Is this, perhaps, the new emergent youth politics? Going out and fighting for what you believe in out in the digital trenches – even if the thing you’re fighting for isn’t quite what you think it is. And hey – if you get powerful enough, maybe it’ll start changing to be more like what you want to keep you sweet, as it becomes increasingly dependent on your leverage beyond the border. Talk about grass-roots change, right? [via Bruce Sterling]
What’s interesting to me is that patriotism can motivate these kids to hacking. Here in the UK, the most that nationalist sentiment can seem to stir up in young folk is the desire to thump brown people, and those easily swayed by such desires aren’t often in the possession of a mentality that would lend itself to 00b3r-1337 computer skillzorz; as a general rule, Western hackers tend to work against governments and authority (how much is that due to the influence of cyberpunk literature?), so it’s a cognitive dissonance moment for me to read about kids voluntarily furthering the cause of their nation rather than their own interests.

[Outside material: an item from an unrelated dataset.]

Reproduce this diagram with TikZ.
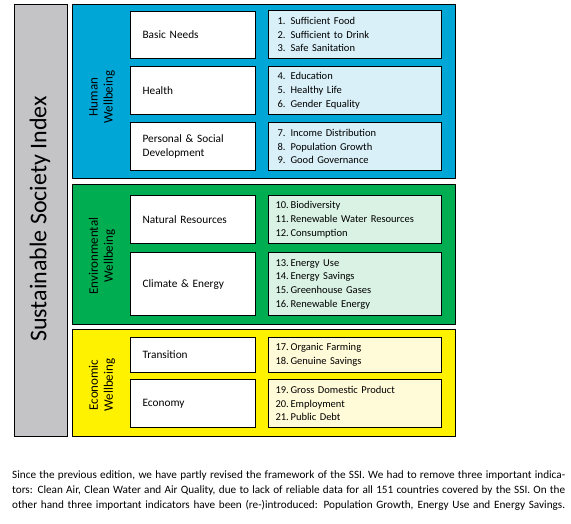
\documentclass[tikz,border=0pt]{standalone}
\usepackage{fontspec}
\setmainfont{Carlito}
\definecolor{hwblue}{RGB}{0,166,214}
\definecolor{hwlight}{RGB}{217,240,248}
\definecolor{ewgreen}{RGB}{0,173,80}
\definecolor{ewlight}{RGB}{217,242,228}
\definecolor{ecyellow}{RGB}{255,242,0}
\definecolor{eclight}{RGB}{255,251,217}
\definecolor{ssigray}{RGB}{196,196,198}
\newcommand{\numA}[1]{\hspace*{2pt}\makebox[13pt][l]{#1}}
\newcommand{\numB}[1]{\makebox[15pt][l]{#1}}
\begin{document}
\begin{tikzpicture}[x=1pt,y=-1pt,
  frame/.style={draw=black,line width=1.3pt,anchor=north west,inner sep=0pt,minimum width=383pt},
  catbox/.style={draw=black,line width=1.2pt,fill=white,anchor=north west,minimum width=125pt,
     text width=101pt,inner xsep=12pt,align=left,font=\fontsize{11.3}{14}\selectfont},
  indbox/.style={draw=black,line width=1.2pt,anchor=north west,minimum width=173pt,
     text width=159pt,inner xsep=7pt,align=left,font=\fontsize{10.5}{13.7}\selectfont},
  grouplabel/.style={rotate=90,align=center,font=\fontsize{13}{15}\selectfont},
  captionline/.style={anchor=west,inner sep=0pt,font=\fontsize{11.2}{14}\selectfont}
]
\useasboundingbox (0,0) rectangle (571,523);
% main title column
\node[draw=black,line width=1.3pt,fill=ssigray,anchor=north west,minimum width=53pt,minimum height=432pt,inner sep=0pt] (ssi) at (14,4) {};
\node[rotate=90,font=\fontsize{24}{28}\selectfont] (ssit) at (40,219) {Sustainable Society Index};
% group frames
\node[frame,fill=hwblue,minimum height=174pt] (hw) at (72,4) {};
\node[frame,fill=ewgreen,minimum height=140pt] (ew) at (72,184) {};
\node[frame,fill=ecyellow,minimum height=107pt] (ec) at (72,329) {};
\node[grouplabel] (hwl) at (102,97) {Human\\Wellbeing};
\node[grouplabel] (ewl) at (102,256) {Environmental\\Wellbeing};
\node[grouplabel] (ecl) at (102,385) {Economic\\Wellbeing};
% categories
\node[catbox,minimum height=47pt] (bn) at (130,11) {Basic Needs};
\node[catbox,minimum height=48pt] (he) at (130,66) {Health};
\node[catbox,minimum height=48pt] (ps) at (130,122) {Personal \& Social\\Development};
\node[catbox,minimum height=48pt] (nr) at (130,195) {Natural Resources};
\node[catbox,minimum height=63pt] (ce) at (130,252) {Climate \& Energy};
\node[catbox,minimum height=35pt] (tr) at (130,337) {Transition};
\node[catbox,minimum height=48pt] (eo) at (130,379) {Economy};
% indicators
\node[indbox,fill=hwlight,minimum height=48pt] (i1) at (268,10) {\numA{1.}Sufficient Food\\\numA{2.}Sufficient to Drink\\\numA{3.}Safe Sanitation};
\node[indbox,fill=hwlight,minimum height=48pt] (i2) at (268,66) {\numA{4.}Education\\\numA{5.}Healthy Life\\\numA{6.}Gender Equality};
\node[indbox,fill=hwlight,minimum height=48pt] (i3) at (268,122) {\numA{7.}Income Distribution\\\numA{8.}Population Growth\\\numA{9.}Good Governance};
\node[indbox,fill=ewlight,minimum height=48pt] (i4) at (268,195) {\numB{10.}Biodiversity\\\numB{11.}Renewable Water Resources\\\numB{12.}Consumption};
\node[indbox,fill=ewlight,minimum height=63pt] (i5) at (268,252) {\numB{13.}Energy Use\\\numB{14.}Energy Savings\\\numB{15.}Greenhouse Gases\\\numB{16.}Renewable Energy};
\node[indbox,fill=eclight,minimum height=35pt] (i6) at (268,337) {\numB{17.}Organic Farming\\\numB{18.}Genuine Savings};
\node[indbox,fill=eclight,minimum height=48pt] (i7) at (268,379) {\numB{19.}Gross Domestic Product\\\numB{20.}Employment\\\numB{21.}Public Debt};
% caption
\node[captionline] (c1) at (12,476) {\hbox to 553pt{Since the previous edition, we have partly revised the framework of the SSI. We had to remove three important indica-}};
\node[captionline] (c2) at (12,491) {\hbox to 553pt{tors: Clean Air, Clean Water and Air Quality, due to lack of reliable data for all 151 countries covered by the SSI. On the}};
\node[captionline] (c3) at (12,505) {\hbox to 553pt{other hand three important indicators have been (re-)introduced: Population Growth, Energy Use and Energy Savings.}};
\end{tikzpicture}
\end{document}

Which is one of the things that makes me wonder just how true all of these stories are. As a general trend, the last twelve months have seen a big increase in news stories that give us reason to fear an amorphous and distant conceptual bundle labelled “China”, in inverse proportion to coverage of the previous faceless multiplex global enemy, namely Muslim extremism. The economic crisis has made this particularly easy (China is buying up western debt! China is stockpiling commodities!), and climate change is a nice lever too (China won’t stop polluting, so why should we?).
While I understand the need for political rhetoric (and the media that feed from it, remora-like) to set up ideological opponents against which to rally the diminishing regiments of Western patriots, I sincerely hope we’re not headed for some sort of Cold War re-run. We’ve enough problems on our plate as it is.